Problem to solve - Beginning with the opening line of the entries, return every line through the one containing "BASE_300 = [10, 17, 18, 21, 22]", both included, and nothing else. Omit pictures.

>> START

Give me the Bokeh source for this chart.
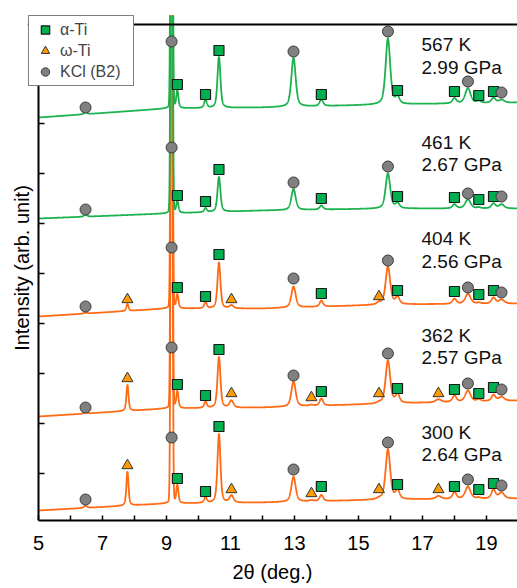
import numpy as np
from bokeh.plotting import figure
from bokeh.models import Range1d, FixedTicker, Legend, LegendItem, Span, LinearAxis
from bokeh.core.properties import value
from bokeh.embed import file_html
from bokeh.resources import INLINE

FONT = "Liberation Sans"

# ---- data (y in arbitrary offset intensity units) ----
KCL_POS = [6.47, 9.16, 12.97, 15.92, 18.42, 19.47]
ALPHA_POS = [9.34, 10.22, 10.64, 13.84, 16.22, 18.0, 18.76, 19.22]
OMEGA_POS = [7.78, 11.03, 13.53, 15.64, 17.5]

KCL_FWHM = [0.12, 0.06, 0.16, 0.17, 0.2, 0.2]
ALPHA_FWHM = [0.08, 0.1, 0.11, 0.13, 0.15, 0.15, 0.15, 0.15]
OMEGA_FWHM = [0.08, 0.15, 0.15, 0.15, 0.2]
KCL_ETA = [0.5, 0.03, 0.5, 0.5, 0.5, 0.5]
ALPHA_ETA = [0.5] * 8
OMEGA_ETA = [0.5] * 5

BASE_THETA = [5, 9, 12, 16, 20]

LABEL_T = ["567 K", "461 K", "404 K", "362 K", "300 K"]
LABEL_P = ["2.99 GPa", "2.67 GPa", "2.56 GPa", "2.57 GPa", "2.64 GPa"]

BASE_567 = [403, 412, 413, 416, 418]
BASE_461 = [302, 307, 310, 312, 312]
BASE_404 = [204, 212, 212, 216, 217]
BASE_362 = [104, 112, 113, 117, 120]
BASE_300 = [10, 17, 18, 21, 22]

H_KCL_567 = [2, 800, 49, 66, 15, 3]
H_ALPHA_567 = [18, 8, 51, 6.5, 7, 5, 2, 5]
H_OMEGA_567 = [0, 0, 0, 0, 0]
H_KCL_461 = [2, 800, 21, 35, 9, 4]
H_ALPHA_461 = [12, 4, 35, 4, 5, 4, 1, 5]
H_OMEGA_461 = [0, 0, 0, 0, 0]
H_KCL_404 = [1, 800, 21, 38, 10, 4]
H_ALPHA_404 = [14, 6, 46, 6, 7, 5, 1, 6]
H_OMEGA_404 = [7, 3, 0, 2, 0]
H_KCL_362 = [1, 800, 25, 43, 11, 4]
H_ALPHA_362 = [17, 6, 51, 7, 9, 6, 2, 6]
H_OMEGA_362 = [26, 7, 1, 1, 3]
H_KCL_300 = [2, 800, 25, 50, 12, 6]
H_ALPHA_300 = [18, 5.5, 69, 6, 9, 6.5, 1, 9]
H_OMEGA_300 = [34, 7, 1, 1, 3]

# marker heights
MK_KCL_567 = [413, 479, 469, 489, 439, 428]
MK_ALPHA_567 = [436, 426, 470, 426, 430, 429, 425, 429]
MK_KCL_461 = [311, 373, 338, 354, 327, 324]
MK_ALPHA_461 = [325, 319, 351, 322, 324, 323, 321, 324]
MK_KCL_404 = [214, 273, 242, 260, 233, 228]
MK_ALPHA_404 = [233, 224, 266, 227, 230, 229, 226, 230]
MK_OMEGA_404_POS = [7.78, 11.03, 15.64]
MK_OMEGA_404 = [221, 221, 224]
MK_KCL_362 = [113, 173, 145, 167, 137, 131]
MK_ALPHA_362 = [136, 125, 171, 129, 132, 131, 127, 133]
MK_OMEGA_362 = [142, 127, 123, 127, 127]
MK_KCL_300 = [21, 83, 51, 78, 41, 35]
MK_ALPHA_300 = [42, 29, 94, 34, 36, 34, 31, 37]
MK_OMEGA_300 = [55, 31, 27, 31, 31]

X_TICKS = [5, 7, 9, 11, 13, 15, 17, 19]
X_MINOR = [6, 8, 10, 12, 14, 16, 18]
Y_TICKS = [47, 97, 147, 197, 247, 297, 347, 397]

# label layout
LABEL_X = 16.97
LABEL_Y1 = [476, 378, 282, 185, 88]
LABEL_Y2 = [453, 356, 259, 163, 66]

GREEN = "#1bb24e"
ORANGE = "#ff6a14"
SQ_FILL = "#00b050"
TRI_FILL = "#ff9a00"
CIR_FILL = "#808080"

X_MIN = 5.0
X_MAX = 19.97
Y_TOP = 496          # top border of the axes box
PX_PER_DEG = 32.0
X_VIEW_MIN = X_MIN - 11 / PX_PER_DEG   # room inside the frame for the legend box
Y_VIEW_MAX = 505
THETA = np.linspace(X_MIN, X_MAX, 4000)


def profile(base, h_kcl, h_alpha, h_omega):
    y = np.interp(THETA, BASE_THETA, base).astype(float)
    for pos, hs, ws, es in ((KCL_POS, h_kcl, KCL_FWHM, KCL_ETA),
                            (ALPHA_POS, h_alpha, ALPHA_FWHM, ALPHA_ETA),
                            (OMEGA_POS, h_omega, OMEGA_FWHM, OMEGA_ETA)):
        for c, h, w, e in zip(pos, hs, ws, es):
            d = (THETA - c) / w
            y += h * (e / (1 + 4 * d * d) + (1 - e) * np.exp(-4 * np.log(2) * d * d))
    return y


p = figure(width=517, height=588, output_backend="svg", toolbar_location=None, tools="",
           x_range=Range1d(X_VIEW_MIN, X_MAX), y_range=Range1d(0, Y_VIEW_MAX),
           min_border_left=27, min_border_right=0, min_border_top=15, min_border_bottom=68)
p.grid.visible = False
p.outline_line_color = None
p.background_fill_color = "white"

patterns = [
    (BASE_300, H_KCL_300, H_ALPHA_300, H_OMEGA_300, ORANGE),
    (BASE_362, H_KCL_362, H_ALPHA_362, H_OMEGA_362, ORANGE),
    (BASE_404, H_KCL_404, H_ALPHA_404, H_OMEGA_404, ORANGE),
    (BASE_461, H_KCL_461, H_ALPHA_461, H_OMEGA_461, GREEN),
    (BASE_567, H_KCL_567, H_ALPHA_567, H_OMEGA_567, GREEN),
]
for base, hk, ha, ho, col in patterns:
    p.line(THETA, profile(base, hk, ha, ho), line_color=col, line_width=1.8)

sq_kw = dict(marker="square", size=10, fill_color=SQ_FILL, line_color="#1a1a1a", line_width=1.2)
tri_kw = dict(marker="triangle", size=11, fill_color=TRI_FILL, line_color="#333333", line_width=1.0)
cir_kw = dict(marker="circle", size=11, fill_color=CIR_FILL, line_color="#3a3a3a", line_width=1.0)

r_sq = None
r_tri = None
r_cir = None
for mk in (MK_ALPHA_567, MK_ALPHA_461, MK_ALPHA_404, MK_ALPHA_362, MK_ALPHA_300):
    r_sq = p.scatter(ALPHA_POS, mk, **sq_kw)
p.scatter(MK_OMEGA_404_POS, MK_OMEGA_404, **tri_kw)
for mk in (MK_OMEGA_362, MK_OMEGA_300):
    r_tri = p.scatter(OMEGA_POS, mk, **tri_kw)
for mk in (MK_KCL_567, MK_KCL_461, MK_KCL_404, MK_KCL_362, MK_KCL_300):
    r_cir = p.scatter(KCL_POS, mk, **cir_kw)

txt_kw = dict(text_font=value(FONT), text_font_size="19px", text_color="#111111",
              text_align="left", text_baseline="middle")
p.text(x=[LABEL_X] * 5, y=LABEL_Y1, text=LABEL_T, **txt_kw)
p.text(x=[LABEL_X] * 5, y=LABEL_Y2, text=LABEL_P, **txt_kw)

# x axis
xa = p.xaxis[0]
xa.bounds = (X_MIN, X_MAX)
xa.ticker = FixedTicker(ticks=X_TICKS, minor_ticks=X_MINOR)
xa.axis_label = "2θ (deg.)"
xa.axis_line_width = 2
xa.major_tick_in = 5
xa.major_tick_out = 0
xa.minor_tick_in = 5
xa.minor_tick_out = 0
xa.major_tick_line_width = 1.5
xa.minor_tick_line_width = 1.5
xa.major_label_text_font = FONT
xa.major_label_text_font_size = "20px"
xa.major_label_text_color = "black"
xa.major_label_standoff = 15
xa.axis_label_text_font = FONT
xa.axis_label_text_font_size = "20px"
xa.axis_label_text_font_style = "normal"
xa.axis_label_text_color = "black"
xa.axis_label_standoff = 8

# y axis line and ticks, drawn at 2θ = 5
ya = p.yaxis[0]
ya.fixed_location = X_MIN
ya.bounds = (0, 460)
ya.ticker = FixedTicker(ticks=Y_TICKS, minor_ticks=[])
ya.axis_line_width = 2
ya.major_tick_in = 6
ya.major_tick_out = 0
ya.major_tick_line_width = 1.5
ya.minor_tick_line_color = None
ya.major_label_text_font_size = "1px"
ya.major_label_text_color = None
ya.major_label_standoff = 0

# y axis title only, in the left panel
ylab = LinearAxis(ticker=FixedTicker(ticks=[]), bounds=(0, 460),
                  axis_label="Intensity (arb. unit)", axis_line_color=None,
                  major_tick_line_color=None, minor_tick_line_color=None,
                  major_label_text_font_size="1px", major_label_text_color=None,
                  major_label_standoff=0, axis_label_standoff=-5,
                  axis_label_text_font=FONT, axis_label_text_font_size="20px",
                  axis_label_text_font_style="normal", axis_label_text_color="black")
p.add_layout(ylab, "left")

top_line = Span(location=Y_TOP, dimension="width", line_color="black", line_width=2)
p.add_layout(top_line)

legend = Legend(items=[LegendItem(label="α-Ti", renderers=[r_sq]),
                       LegendItem(label="ω-Ti", renderers=[r_tri]),
                       LegendItem(label="KCl (B2)", renderers=[r_cir])],
                location=(1, 434), glyph_width=26, glyph_height=21, spacing=0,
                padding=3, label_standoff=2, label_width=70, margin=0,
                label_text_font=FONT, label_text_font_size="16px",
                border_line_color="black", border_line_width=1.5,
                background_fill_color="white", background_fill_alpha=1.0)
p.add_layout(legend)

open("out.html", "w").write(file_html(p, INLINE))
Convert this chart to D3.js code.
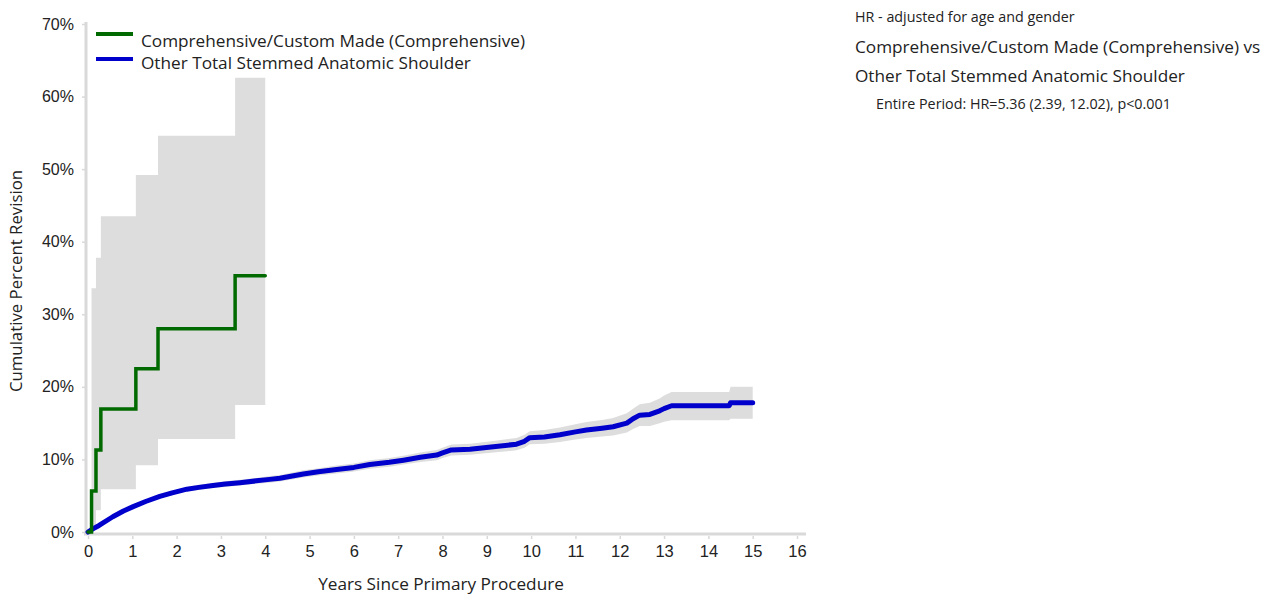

>> END

Complete response -
Give me the Bokeh source for this chart.
import numpy as np
from bokeh.plotting import figure
from bokeh.models import Range1d, FixedTicker, Legend, LegendItem, Span, LinearAxis
from bokeh.core.properties import value
from bokeh.embed import file_html
from bokeh.resources import INLINE

FONT = "Liberation Sans"

# ---- data (y in arbitrary offset intensity units) ----
KCL_POS = [6.47, 9.16, 12.97, 15.92, 18.42, 19.47]
ALPHA_POS = [9.34, 10.22, 10.64, 13.84, 16.22, 18.0, 18.76, 19.22]
OMEGA_POS = [7.78, 11.03, 13.53, 15.64, 17.5]

KCL_FWHM = [0.12, 0.06, 0.16, 0.17, 0.2, 0.2]
ALPHA_FWHM = [0.08, 0.1, 0.11, 0.13, 0.15, 0.15, 0.15, 0.15]
OMEGA_FWHM = [0.08, 0.15, 0.15, 0.15, 0.2]
KCL_ETA = [0.5, 0.03, 0.5, 0.5, 0.5, 0.5]
ALPHA_ETA = [0.5] * 8
OMEGA_ETA = [0.5] * 5

BASE_THETA = [5, 9, 12, 16, 20]

LABEL_T = ["567 K", "461 K", "404 K", "362 K", "300 K"]
LABEL_P = ["2.99 GPa", "2.67 GPa", "2.56 GPa", "2.57 GPa", "2.64 GPa"]

BASE_567 = [403, 412, 413, 416, 418]
BASE_461 = [302, 307, 310, 312, 312]
BASE_404 = [204, 212, 212, 216, 217]
BASE_362 = [104, 112, 113, 117, 120]
BASE_300 = [10, 17, 18, 21, 22]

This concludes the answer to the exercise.